Interesting. I had no idea that read and write sizes were different. Might explain some unexpected results I got in the past.

Assuming we get the internal data sizes right for the write scenario (and the sake of argument) how would ZFS compression factor in? It seems like block-size alignment would be difficult as write blocks may shrink to some lower multiple of page size, causing amplification?

Right. In my case I’m using some 1Tb WD SN850:s and they are supposed to be TLC with some SLC write cache. They are formatted as 4k which was also the maximum that could be selected (which I apparently can’t trust as being the actual page size). I’m not sure about the size of the cache, and to what extent I can keep my regular writes within its range. I would assume that when data is moved internally to the TLC then additional aggregation will take place, so that as long as writing happens to SLC then the SLC block size would be the important one?

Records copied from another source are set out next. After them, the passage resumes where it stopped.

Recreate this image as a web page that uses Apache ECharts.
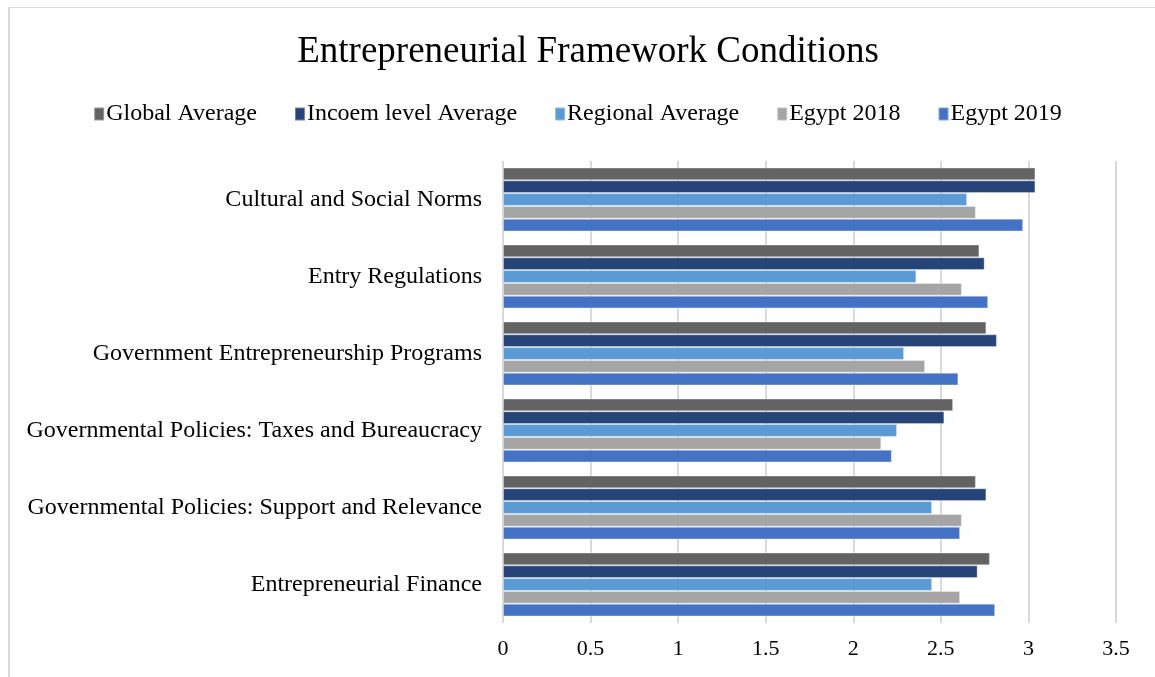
<!DOCTYPE html>
<html>
<head>
<meta charset="utf-8">
<script src="https://cdn.jsdelivr.net/npm/echarts@6/dist/echarts.min.js"></script>
<style>
  html, body { margin: 0; padding: 0; background: #fff; }
  .frame {
    position: absolute; left: 8px; top: 7px; width: 1147px; height: 670px;
    border-left: 2px solid #d9d9d9; border-top: 1px solid #d9d9d9;
    box-sizing: border-box;
  }
  #chart { position: absolute; left: 0; top: 0; width: 1155px; height: 677px; }
</style>
</head>
<body>
<div class="frame"></div>
<div id="chart"></div>
<script>
// categories, top to bottom
const categories = [
  'Cultural and Social Norms',
  'Entry Regulations',
  'Government Entrepreneurship Programs',
  'Governmental Policies: Taxes and Bureaucracy',
  'Governmental Policies: Support and Relevance',
  'Entrepreneurial Finance'
]

const seriesNames = ['Global Average', 'Incoem level Average', 'Regional Average', 'Egypt 2018', 'Egypt 2019']

const globalAverage = [3.04, 2.72, 2.76, 2.57, 2.70, 2.78]
const incomeLevelAverage = [3.04, 2.75, 2.82, 2.52, 2.76, 2.71]
const regionalAverage = [2.65, 2.36, 2.29, 2.25, 2.45, 2.45]
const egypt2018 = [2.70, 2.62, 2.41, 2.16, 2.62, 2.61]
const egypt2019 = [2.97, 2.77, 2.60, 2.22, 2.61, 2.81]

const xTicks = [0, 0.5, 1, 1.5, 2, 2.5, 3, 3.5]

const colors = ['#636363', '#264478', '#5b9bd5', '#a5a5a5', '#4472c4']
const font = '"Liberation Serif", "DejaVu Serif", serif'

const chart = echarts.init(document.getElementById('chart'), null, { renderer: 'canvas' })

const seriesData = [globalAverage, incomeLevelAverage, regionalAverage, egypt2018, egypt2019]

const series = seriesNames.map((name, i) => ({
  name,
  type: 'bar',
  data: seriesData[i],
  barGap: '0%',
  barCategoryGap: '17%',
  itemStyle: {
    color: colors[i],
    borderColor: 'rgba(255,255,255,0.35)',
    borderWidth: 1
  }
}))

chart.setOption({
  backgroundColor: 'transparent',
  animation: false,
  color: colors,
  title: {
    text: 'Entrepreneurial Framework Conditions',
    left: 583,
    textAlign: 'center',
    top: 29,
    textStyle: {
      fontFamily: font,
      fontWeight: 'normal',
      fontSize: 37,
      color: '#000'
    }
  },
  legend: {
    top: 97,
    left: 'center',
    itemWidth: 10,
    itemHeight: 13,
    itemGap: 37,
    icon: 'rect',
    textStyle: {
      fontFamily: font,
      fontSize: 24,
      color: '#000',
      padding: [0, 0, 0, -3]
    },
    data: seriesNames
  },
  grid: {
    left: 503,
    right: 39,
    top: 161,
    bottom: 54,
    containLabel: false
  },
  xAxis: {
    type: 'value',
    min: 0,
    max: 3.5,
    interval: 0.5,
    axisLine: { show: false },
    axisTick: { show: false },
    axisLabel: {
      fontFamily: font,
      fontSize: 22,
      color: '#000',
      margin: 15,
      formatter: v => xTicks.includes(v) ? String(v) : ''
    },
    splitLine: {
      show: true,
      lineStyle: { color: '#d9d9d9', width: 2 }
    }
  },
  yAxis: {
    type: 'category',
    data: categories,
    inverse: true,
    axisLine: { show: false },
    axisTick: { show: false },
    axisLabel: {
      fontFamily: font,
      fontSize: 24,
      color: '#000',
      margin: 21
    }
  },
  series
})
</script>
</body>
</html>
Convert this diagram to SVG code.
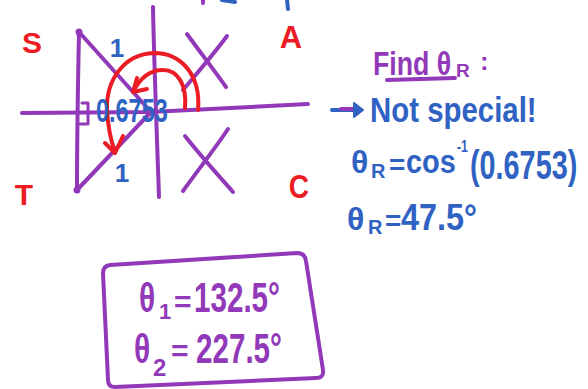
<svg xmlns="http://www.w3.org/2000/svg" width="588" height="389" viewBox="0 0 588 389">
<style>
.p{fill:none;stroke:#9139B8;stroke-width:4;stroke-linecap:round;stroke-linejoin:round}
.r{fill:none;stroke:#EC1C24;stroke-width:4;stroke-linecap:round;stroke-linejoin:round}
.b{fill:none;stroke:#2F62C2;stroke-width:4;stroke-linecap:round;stroke-linejoin:round}
text{font-family:"Liberation Sans",Arial,sans-serif;font-weight:bold}
.tb{fill:#2F62C2}
.tp{fill:#9139B8}
.tr{fill:#EC1C24}
</style>
<rect width="588" height="389" fill="#fff"/>
<g id="top-fragments">
<line class="p" x1="203" y1="0" x2="203" y2="3"/>
<line class="b" x1="222" y1="0" x2="235" y2="2"/>
<line class="b" x1="287" y1="0" x2="288" y2="9"/>
</g>
<g id="axes">
<path class="p" d="M22,113 L150,112 L308,104"/>
<path class="p" d="M153,7 C154,60 157,140 159,197"/>
</g>
<g id="triangle">
<path class="p" d="M79,32 C78,80 77,140 77,190"/>
<path class="p" d="M79,32 L151,112 L77,190"/>
<circle cx="79" cy="32" r="3.5" fill="#9139B8"/>
<circle cx="77" cy="190" r="3.5" fill="#9139B8"/>
<circle cx="152" cy="112" r="3.5" fill="#9139B8"/>
<path class="p" d="M82,103 L88,103 L88,124 L80,124" style="stroke-width:3"/>
</g>
<g id="crosses">
<path class="p" d="M187,34 C200,52 214,70 226,87"/>
<path class="p" d="M227,36 C213,55 198,72 183,90"/>
<path class="p" d="M185,136 C200,155 218,175 233,192"/>
<path class="p" d="M228,129 C214,150 198,170 183,191"/>
</g>
<g id="angle-arcs">
<path class="r" d="M198,110 C201,76 182,53 154,53 C124,54 106,80 107,110 C108,128 111,141 115,152"/>
<path class="r" d="M105,143 L115,153 L123,136"/>
<path class="r" d="M185,108 C187,85 178,70 163,70 C149,70 139,80 133,92"/>
<path class="r" d="M137,78 L133,92 L147,89"/>
</g>
<g id="quadrant-labels">
<text class="tr" x="32" y="53" font-size="30" text-anchor="middle">S</text>
<text class="tr" x="291" y="48" font-size="31" text-anchor="middle">A</text>
<text class="tr" x="24" y="205" font-size="30" text-anchor="middle">T</text>
<text class="tr" x="299" y="198" font-size="33" text-anchor="middle" transform="translate(299,0) scale(0.85,1) translate(-299,0)">C</text>
</g>
<g id="side-labels">
<text class="tb" x="117" y="57" font-size="26" text-anchor="middle">1</text>
<text class="tb" x="122" y="182" font-size="26" text-anchor="middle">1</text>
<text class="tb" font-size="34" transform="translate(96,122) scale(0.69,1)">0.6753</text>
</g>
<g id="find-heading">
<text class="tp" font-size="33" transform="translate(373,75) scale(0.81,1)">Find θ</text>
<text class="tp" x="456" y="77" font-size="19">R</text>
<text class="tp" x="480" y="70" font-size="26">:</text>
<path class="p" d="M387,80 L455,78"/>
</g>
<g id="not-special">
<line class="b" x1="332" y1="110" x2="356" y2="110"/>
<line class="p" x1="341" y1="109" x2="354" y2="109"/>
<path d="M354,103 L363,110 L354,117 Z" fill="#2F62C2" stroke="#2F62C2" stroke-width="2" stroke-linejoin="round"/>
<text class="tb" font-size="35" transform="translate(370,122) scale(0.84,1)">Not special!</text>
</g>
<g id="cos-line">
<text class="tb" x="351" y="173" font-size="32">θ</text>
<text class="tb" x="371" y="178" font-size="20">R</text>
<text class="tb" x="389" y="174" font-size="28">=</text>
<text class="tb" font-size="34" transform="translate(406,173) scale(0.85,1)">cos</text>
<text class="tb" font-size="17" transform="translate(457,152) scale(0.72,1)">-1</text>
<text class="tb" font-size="40" transform="translate(470,179) scale(0.72,1)">(0.6753)</text>
</g>
<g id="result-line">
<text class="tb" x="347" y="230" font-size="32">θ</text>
<text class="tb" x="368" y="234" font-size="20">R</text>
<text class="tb" x="385" y="230" font-size="28">=</text>
<text class="tb" font-size="37" transform="translate(401,230) scale(0.875,1)">47.5°</text>
</g>
<g id="answer-box">
<path class="p" d="M110,265 L297,253 Q305,253 306,261 L323,370 Q324,378 316,378 L115,387 Q108,387 108,380 L103,273 Q103,266 110,265 Z"/>
<text class="tp" font-size="40" transform="translate(139,312) scale(0.75,1)">θ</text>
<text class="tp" x="159" y="319" font-size="22">1</text>
<text class="tp" x="174" y="312" font-size="30">=</text>
<text class="tp" font-size="42" transform="translate(194,312) scale(0.705,1)">132.5°</text>
<text class="tp" font-size="40" transform="translate(134,363) scale(0.75,1)">θ</text>
<text class="tp" x="153" y="376" font-size="24">2</text>
<text class="tp" x="171" y="361" font-size="30">=</text>
<text class="tp" font-size="42" transform="translate(196,363) scale(0.705,1)">227.5°</text>
</g>
</svg>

On a related note. Do you (or anyone) know whether there is a way to investigate these sizes by writing known chunks to a drive, while watching the SMART field that logs TBW?

The last question seems to depend on whether the TBW-related SMART fields record what is written to the flash, rather than simply what is sent to the controller. I’m asking partly because I’ve tried measurements along those lines (results forthcoming), however I don’t know whether I would pick up on internal write amp from within the drive, or only write amp due to OS & software layers.

Great to hear your aggregated experience like the above, really useful!